Thanks for your comments – we’ve got lots more detail about the investigation coming out this weekend, including the names of the companies we tested and what each was doing wrong. It’s not a rosy picture…

Guest

I’m really glad you’re looking into this Martyn.

I feel like Pay Day loan shops have a sinister presence on high streets, cropping up where other businesses have closed down and unemployment is on the rise. I must admit this photo taken close to where I live was not as distressing as some of the other post-riot London images: http://www.flickr.com/photos/sarflondondunc/6026068592/

Guest
Duncan Andrew says:
22 September 2011

You have missed a significant point. 4 million people a year use unauthorised bank overdrafts. With new transparent pricing, costs are £5 or £6 a day. So borrow £100 from a payday lender over 30 days and you pay back between £110 and £130 (depending on where you borrow). Have a £100 unauthorised overdraft for 30 days and you pay back between £250 and £280. For managing short term cashflow, payday loans work well for most people and are MUCH cheaper than the overdraft alternative.

Guest

Hi Duncan – I agree that unauthorised overdrafts can be hugely expensive. We’ve got some more research coming out over the weekend showing the cost of borrowing through a payday loan company, authorised overdraft and unauthorised overdraft – as you’d expect, it makes a huge difference which bank you have your current account with.

Guest
steve perry says:
22 September 2011

Duncan – I believe you are over stating the significance of unauthorised bank overdrafts, it is the same trick other representatives of the payday loan industry have used time and time again. Who is suggesting that people take out payday loans to prevent bank charges? Many of the so called emergency situations involve paying out for vet bills and small holidays etc, which wouldnt necessarily put a person overdrawn. I took my first payday loan to cover a small holiday, had nothing to do with the banks. Also have to disagree with the figures stated. The industry claims people borrow for around 2 weeks on average, so based on your theory people borrow this money to prevent being in an unauthorised overdraft for 2 weeks. Do the maths, have an unplanned overdraft for 14 days and it will cost around 120 pound – less than your payday loan. Would you like me to discuss borrowing 200 pound from a payday lender, and the interest on that? 300, 500?? 750 even. I think not.

Guest

I have read that many people who use overdrafts and loans or have large credit card balances have plenty of money in savings accounts. It would be better to keep money in a current account. This could avoid huge interest charges and the interest rates on savings accounts are not very good at present.

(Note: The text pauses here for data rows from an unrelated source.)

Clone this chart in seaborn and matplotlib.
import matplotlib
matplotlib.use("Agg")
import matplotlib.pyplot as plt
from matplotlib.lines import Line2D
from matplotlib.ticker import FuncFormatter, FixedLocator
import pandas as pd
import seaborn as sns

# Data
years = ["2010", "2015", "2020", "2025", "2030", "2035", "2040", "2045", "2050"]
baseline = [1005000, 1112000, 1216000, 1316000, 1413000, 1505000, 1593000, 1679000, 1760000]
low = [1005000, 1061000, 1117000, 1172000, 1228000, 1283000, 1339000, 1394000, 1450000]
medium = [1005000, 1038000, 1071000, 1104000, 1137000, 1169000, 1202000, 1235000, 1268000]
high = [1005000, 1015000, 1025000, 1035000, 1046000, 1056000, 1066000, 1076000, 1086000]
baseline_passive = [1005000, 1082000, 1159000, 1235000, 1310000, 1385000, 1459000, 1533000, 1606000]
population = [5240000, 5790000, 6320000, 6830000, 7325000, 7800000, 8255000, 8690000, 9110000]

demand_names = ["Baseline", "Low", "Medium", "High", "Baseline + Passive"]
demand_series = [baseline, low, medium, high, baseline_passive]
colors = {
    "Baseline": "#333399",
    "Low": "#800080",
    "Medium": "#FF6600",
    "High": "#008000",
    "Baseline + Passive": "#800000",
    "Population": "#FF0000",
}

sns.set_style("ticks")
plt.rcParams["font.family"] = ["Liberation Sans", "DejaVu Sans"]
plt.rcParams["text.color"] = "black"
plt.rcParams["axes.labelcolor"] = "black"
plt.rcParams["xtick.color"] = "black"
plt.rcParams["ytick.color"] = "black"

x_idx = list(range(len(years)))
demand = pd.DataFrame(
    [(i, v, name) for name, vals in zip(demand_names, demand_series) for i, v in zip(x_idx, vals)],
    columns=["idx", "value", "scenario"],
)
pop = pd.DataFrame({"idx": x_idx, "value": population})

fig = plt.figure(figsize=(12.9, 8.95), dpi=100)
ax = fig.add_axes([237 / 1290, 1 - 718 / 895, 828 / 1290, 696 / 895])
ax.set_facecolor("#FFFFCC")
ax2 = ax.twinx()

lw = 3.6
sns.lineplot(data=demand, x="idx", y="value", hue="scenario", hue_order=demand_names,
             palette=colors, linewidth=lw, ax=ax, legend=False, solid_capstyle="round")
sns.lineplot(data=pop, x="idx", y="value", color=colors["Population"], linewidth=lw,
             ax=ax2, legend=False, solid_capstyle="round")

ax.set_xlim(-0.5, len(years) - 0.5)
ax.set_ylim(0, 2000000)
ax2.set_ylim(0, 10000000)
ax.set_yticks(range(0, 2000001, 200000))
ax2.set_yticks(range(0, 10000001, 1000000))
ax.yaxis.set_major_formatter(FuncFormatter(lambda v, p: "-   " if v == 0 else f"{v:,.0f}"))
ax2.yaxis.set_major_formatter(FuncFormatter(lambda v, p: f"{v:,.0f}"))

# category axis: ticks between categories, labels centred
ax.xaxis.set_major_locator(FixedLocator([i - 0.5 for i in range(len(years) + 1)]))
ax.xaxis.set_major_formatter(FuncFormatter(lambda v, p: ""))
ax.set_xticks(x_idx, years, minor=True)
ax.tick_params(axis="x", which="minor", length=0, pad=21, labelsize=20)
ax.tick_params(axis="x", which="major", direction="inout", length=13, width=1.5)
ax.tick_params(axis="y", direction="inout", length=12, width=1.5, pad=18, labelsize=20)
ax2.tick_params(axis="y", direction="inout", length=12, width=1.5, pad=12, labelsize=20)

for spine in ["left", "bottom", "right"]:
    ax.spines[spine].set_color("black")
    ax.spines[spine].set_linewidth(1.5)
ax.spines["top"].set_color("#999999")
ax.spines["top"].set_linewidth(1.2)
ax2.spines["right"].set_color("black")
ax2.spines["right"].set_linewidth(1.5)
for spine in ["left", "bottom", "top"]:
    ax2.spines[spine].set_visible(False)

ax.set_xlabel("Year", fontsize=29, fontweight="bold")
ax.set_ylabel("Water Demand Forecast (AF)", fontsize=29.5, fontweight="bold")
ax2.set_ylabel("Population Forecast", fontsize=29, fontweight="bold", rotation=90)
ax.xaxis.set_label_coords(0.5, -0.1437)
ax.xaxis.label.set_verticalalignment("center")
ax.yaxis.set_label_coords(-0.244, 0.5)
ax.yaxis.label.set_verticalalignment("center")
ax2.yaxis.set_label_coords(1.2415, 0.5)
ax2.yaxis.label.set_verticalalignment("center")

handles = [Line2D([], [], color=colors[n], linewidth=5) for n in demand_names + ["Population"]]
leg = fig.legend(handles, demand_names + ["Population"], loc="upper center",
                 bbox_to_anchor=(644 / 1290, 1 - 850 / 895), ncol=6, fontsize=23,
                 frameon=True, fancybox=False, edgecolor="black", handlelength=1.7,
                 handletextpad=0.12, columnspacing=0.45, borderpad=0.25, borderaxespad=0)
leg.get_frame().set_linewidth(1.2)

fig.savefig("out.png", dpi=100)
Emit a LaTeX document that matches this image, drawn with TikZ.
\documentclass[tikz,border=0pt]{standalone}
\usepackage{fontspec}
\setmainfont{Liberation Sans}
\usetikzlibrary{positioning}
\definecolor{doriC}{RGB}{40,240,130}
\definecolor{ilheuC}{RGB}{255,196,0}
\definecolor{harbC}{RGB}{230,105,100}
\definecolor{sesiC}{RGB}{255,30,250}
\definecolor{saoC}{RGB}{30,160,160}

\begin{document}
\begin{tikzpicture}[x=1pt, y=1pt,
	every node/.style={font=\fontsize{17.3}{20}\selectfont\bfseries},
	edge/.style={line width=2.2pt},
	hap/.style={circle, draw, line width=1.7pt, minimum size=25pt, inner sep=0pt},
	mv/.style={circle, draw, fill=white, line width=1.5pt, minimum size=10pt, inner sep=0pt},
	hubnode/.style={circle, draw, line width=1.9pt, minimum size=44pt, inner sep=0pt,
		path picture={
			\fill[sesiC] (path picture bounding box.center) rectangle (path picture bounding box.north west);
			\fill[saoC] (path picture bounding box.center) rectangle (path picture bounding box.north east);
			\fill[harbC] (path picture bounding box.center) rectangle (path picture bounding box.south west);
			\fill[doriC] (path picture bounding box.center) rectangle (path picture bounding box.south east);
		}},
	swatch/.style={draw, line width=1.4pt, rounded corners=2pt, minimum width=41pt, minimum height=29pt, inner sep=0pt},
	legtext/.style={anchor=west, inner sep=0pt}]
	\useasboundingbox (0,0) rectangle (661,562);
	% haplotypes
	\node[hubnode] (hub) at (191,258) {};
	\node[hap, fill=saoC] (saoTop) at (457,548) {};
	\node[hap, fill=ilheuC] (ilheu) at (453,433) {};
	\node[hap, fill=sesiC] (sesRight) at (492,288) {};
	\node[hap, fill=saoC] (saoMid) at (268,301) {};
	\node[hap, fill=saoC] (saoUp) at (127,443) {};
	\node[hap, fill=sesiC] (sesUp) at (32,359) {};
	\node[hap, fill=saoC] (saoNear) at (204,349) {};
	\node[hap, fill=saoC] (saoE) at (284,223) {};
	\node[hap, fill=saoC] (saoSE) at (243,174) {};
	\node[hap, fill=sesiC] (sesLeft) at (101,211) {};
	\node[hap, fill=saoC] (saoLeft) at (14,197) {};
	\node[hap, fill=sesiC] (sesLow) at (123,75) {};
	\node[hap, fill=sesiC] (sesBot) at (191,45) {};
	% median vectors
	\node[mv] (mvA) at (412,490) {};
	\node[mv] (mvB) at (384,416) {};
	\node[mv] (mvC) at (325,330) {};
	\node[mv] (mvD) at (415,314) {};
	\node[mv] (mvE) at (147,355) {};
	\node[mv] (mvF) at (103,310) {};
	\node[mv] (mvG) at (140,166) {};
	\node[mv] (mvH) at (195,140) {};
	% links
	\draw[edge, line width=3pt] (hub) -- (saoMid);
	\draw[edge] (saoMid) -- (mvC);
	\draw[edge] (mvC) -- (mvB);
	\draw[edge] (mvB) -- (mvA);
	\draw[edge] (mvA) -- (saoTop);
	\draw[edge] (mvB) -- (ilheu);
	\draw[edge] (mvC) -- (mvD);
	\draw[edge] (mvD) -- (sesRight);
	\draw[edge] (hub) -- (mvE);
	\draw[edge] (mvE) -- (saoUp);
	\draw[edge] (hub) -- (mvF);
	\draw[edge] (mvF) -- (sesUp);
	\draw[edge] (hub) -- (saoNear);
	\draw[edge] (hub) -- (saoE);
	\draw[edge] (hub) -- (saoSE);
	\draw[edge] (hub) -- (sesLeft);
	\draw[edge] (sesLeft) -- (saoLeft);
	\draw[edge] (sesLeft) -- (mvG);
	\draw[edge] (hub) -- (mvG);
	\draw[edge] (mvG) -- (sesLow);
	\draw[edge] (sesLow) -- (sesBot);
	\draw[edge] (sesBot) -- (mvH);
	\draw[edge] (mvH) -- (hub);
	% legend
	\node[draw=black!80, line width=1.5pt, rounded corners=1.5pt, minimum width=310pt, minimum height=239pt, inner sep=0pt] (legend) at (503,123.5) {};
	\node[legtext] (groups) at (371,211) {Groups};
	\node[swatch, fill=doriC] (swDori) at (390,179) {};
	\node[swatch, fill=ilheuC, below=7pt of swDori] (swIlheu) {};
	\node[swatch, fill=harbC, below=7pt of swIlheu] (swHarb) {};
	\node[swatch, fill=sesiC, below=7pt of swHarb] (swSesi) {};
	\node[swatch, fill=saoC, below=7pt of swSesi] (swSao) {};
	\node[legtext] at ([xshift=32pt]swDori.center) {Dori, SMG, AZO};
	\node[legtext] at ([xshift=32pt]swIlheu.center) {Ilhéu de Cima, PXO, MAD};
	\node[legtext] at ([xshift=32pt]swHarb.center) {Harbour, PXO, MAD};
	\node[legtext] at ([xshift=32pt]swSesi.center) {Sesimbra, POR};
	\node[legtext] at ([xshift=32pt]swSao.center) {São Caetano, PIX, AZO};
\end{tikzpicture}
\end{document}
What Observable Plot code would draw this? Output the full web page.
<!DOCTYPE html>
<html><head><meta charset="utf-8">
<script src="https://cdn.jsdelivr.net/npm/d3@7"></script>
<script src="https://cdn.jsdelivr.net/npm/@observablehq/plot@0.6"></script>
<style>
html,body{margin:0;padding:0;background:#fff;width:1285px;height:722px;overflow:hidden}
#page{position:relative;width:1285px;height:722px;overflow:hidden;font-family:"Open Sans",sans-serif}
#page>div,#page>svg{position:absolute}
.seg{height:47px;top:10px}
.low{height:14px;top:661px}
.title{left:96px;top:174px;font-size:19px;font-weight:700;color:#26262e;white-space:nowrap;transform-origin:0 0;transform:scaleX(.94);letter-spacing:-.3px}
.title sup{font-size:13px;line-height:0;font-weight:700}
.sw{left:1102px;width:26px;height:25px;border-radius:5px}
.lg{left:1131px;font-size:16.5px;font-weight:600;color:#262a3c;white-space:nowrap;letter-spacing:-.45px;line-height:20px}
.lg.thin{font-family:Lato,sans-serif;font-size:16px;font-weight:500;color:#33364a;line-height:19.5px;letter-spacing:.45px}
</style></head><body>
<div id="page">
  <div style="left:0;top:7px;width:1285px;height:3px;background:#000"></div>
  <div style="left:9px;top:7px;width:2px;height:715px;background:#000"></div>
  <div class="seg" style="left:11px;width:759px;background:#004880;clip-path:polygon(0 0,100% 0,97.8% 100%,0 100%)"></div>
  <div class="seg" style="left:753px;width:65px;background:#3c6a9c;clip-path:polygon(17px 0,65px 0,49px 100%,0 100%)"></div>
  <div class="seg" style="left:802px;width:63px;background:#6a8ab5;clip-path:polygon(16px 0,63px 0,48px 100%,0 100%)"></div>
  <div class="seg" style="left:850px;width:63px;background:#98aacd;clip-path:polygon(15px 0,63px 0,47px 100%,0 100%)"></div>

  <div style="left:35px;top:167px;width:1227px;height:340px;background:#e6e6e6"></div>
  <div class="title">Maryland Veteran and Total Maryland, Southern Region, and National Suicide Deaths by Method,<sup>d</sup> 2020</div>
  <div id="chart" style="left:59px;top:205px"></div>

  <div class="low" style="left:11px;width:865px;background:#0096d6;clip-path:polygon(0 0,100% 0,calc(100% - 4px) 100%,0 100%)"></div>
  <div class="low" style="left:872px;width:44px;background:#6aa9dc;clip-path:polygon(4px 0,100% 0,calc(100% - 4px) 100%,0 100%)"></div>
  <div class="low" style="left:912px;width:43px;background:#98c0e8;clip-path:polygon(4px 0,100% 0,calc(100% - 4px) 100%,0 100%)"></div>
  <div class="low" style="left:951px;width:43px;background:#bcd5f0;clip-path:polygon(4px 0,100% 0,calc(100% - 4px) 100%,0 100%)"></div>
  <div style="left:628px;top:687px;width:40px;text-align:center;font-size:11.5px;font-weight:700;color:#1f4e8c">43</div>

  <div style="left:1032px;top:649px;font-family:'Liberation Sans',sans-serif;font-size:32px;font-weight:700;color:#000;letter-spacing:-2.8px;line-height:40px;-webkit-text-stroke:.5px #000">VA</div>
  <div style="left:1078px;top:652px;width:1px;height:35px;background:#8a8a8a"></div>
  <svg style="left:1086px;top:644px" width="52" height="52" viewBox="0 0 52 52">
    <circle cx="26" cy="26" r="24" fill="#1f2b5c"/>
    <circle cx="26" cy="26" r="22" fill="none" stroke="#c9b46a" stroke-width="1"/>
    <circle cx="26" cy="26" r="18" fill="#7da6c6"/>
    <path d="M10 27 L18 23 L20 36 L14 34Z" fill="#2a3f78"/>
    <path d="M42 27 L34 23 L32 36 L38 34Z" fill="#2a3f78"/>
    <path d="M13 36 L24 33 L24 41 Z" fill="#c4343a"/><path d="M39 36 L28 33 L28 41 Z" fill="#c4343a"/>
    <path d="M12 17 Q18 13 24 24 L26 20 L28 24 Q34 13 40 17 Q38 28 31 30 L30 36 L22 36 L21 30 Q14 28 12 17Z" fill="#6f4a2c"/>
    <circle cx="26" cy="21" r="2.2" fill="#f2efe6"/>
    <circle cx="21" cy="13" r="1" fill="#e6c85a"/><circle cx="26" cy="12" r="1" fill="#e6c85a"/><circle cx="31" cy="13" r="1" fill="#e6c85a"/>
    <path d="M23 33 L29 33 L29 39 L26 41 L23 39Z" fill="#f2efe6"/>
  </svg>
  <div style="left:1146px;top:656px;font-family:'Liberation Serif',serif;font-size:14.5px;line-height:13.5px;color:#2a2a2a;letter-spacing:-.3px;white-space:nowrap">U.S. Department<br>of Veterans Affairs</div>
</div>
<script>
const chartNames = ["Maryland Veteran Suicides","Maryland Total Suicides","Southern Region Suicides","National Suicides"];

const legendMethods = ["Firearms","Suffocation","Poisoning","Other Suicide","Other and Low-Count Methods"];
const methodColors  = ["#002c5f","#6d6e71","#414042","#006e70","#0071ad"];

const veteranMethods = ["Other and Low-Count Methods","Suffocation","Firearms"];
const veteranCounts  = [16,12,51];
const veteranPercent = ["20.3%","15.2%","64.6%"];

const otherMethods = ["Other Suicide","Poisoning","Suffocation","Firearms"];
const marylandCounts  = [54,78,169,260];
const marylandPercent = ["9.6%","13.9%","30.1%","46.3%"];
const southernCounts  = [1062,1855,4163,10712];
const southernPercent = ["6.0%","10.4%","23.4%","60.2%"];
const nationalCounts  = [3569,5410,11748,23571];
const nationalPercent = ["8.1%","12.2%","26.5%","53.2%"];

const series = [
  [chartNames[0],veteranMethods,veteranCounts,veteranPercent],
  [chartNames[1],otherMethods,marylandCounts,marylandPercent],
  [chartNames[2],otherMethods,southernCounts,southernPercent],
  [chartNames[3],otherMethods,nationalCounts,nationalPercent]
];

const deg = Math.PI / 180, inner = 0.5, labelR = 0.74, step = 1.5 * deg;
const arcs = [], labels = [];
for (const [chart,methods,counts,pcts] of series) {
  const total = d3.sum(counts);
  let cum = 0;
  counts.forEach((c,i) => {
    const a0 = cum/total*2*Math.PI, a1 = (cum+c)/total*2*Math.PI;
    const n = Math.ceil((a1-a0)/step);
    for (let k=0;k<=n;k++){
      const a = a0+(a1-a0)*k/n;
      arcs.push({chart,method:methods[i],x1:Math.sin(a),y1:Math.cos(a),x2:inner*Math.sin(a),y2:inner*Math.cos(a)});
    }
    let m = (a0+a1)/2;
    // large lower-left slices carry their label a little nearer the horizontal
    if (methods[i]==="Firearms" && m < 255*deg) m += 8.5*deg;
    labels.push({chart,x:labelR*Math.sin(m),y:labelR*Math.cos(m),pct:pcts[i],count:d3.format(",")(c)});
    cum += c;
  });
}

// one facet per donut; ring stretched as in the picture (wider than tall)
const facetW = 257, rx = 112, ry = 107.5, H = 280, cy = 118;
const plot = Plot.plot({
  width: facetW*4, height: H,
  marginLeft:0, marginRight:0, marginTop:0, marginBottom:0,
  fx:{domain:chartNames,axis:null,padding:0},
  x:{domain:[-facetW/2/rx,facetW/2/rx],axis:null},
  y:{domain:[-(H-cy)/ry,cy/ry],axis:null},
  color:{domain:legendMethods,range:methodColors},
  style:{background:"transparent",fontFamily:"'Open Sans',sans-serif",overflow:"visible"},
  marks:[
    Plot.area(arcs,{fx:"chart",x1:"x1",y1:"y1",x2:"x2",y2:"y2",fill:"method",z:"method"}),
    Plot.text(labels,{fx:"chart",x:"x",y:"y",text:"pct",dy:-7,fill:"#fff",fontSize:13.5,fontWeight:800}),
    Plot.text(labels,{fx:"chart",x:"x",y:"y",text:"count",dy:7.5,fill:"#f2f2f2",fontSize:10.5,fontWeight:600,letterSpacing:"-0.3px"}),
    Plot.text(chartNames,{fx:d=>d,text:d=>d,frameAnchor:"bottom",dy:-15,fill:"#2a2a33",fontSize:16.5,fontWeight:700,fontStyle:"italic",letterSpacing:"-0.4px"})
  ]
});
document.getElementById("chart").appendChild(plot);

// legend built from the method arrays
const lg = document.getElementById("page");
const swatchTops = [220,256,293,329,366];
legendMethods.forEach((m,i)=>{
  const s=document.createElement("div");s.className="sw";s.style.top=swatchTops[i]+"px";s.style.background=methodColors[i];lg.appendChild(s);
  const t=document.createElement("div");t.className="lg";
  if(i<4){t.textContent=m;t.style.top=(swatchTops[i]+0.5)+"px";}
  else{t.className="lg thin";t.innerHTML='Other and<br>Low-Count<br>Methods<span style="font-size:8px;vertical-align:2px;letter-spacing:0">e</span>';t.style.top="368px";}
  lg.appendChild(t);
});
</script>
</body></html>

Payday Loans claim to be the “Consumer Friendly Lender”. Their website says: “Representative APR 1737% (variable*)” That does not seem very consumer friendly. 🙂

Guest
Stuart says:
22 September 2011

These loans are not compulsory. Why is it assumed that none of these borrowers knows what they are doing. A+B-A etc sounds like it would take a bit of planning. Like most products Which? tests, they only work if used properly.

Guest
Duncan Andrew says:
22 September 2011

Have the businesses you are to feature been given an opportunity to respond to the assertions made, and will you be publishing what they have to say?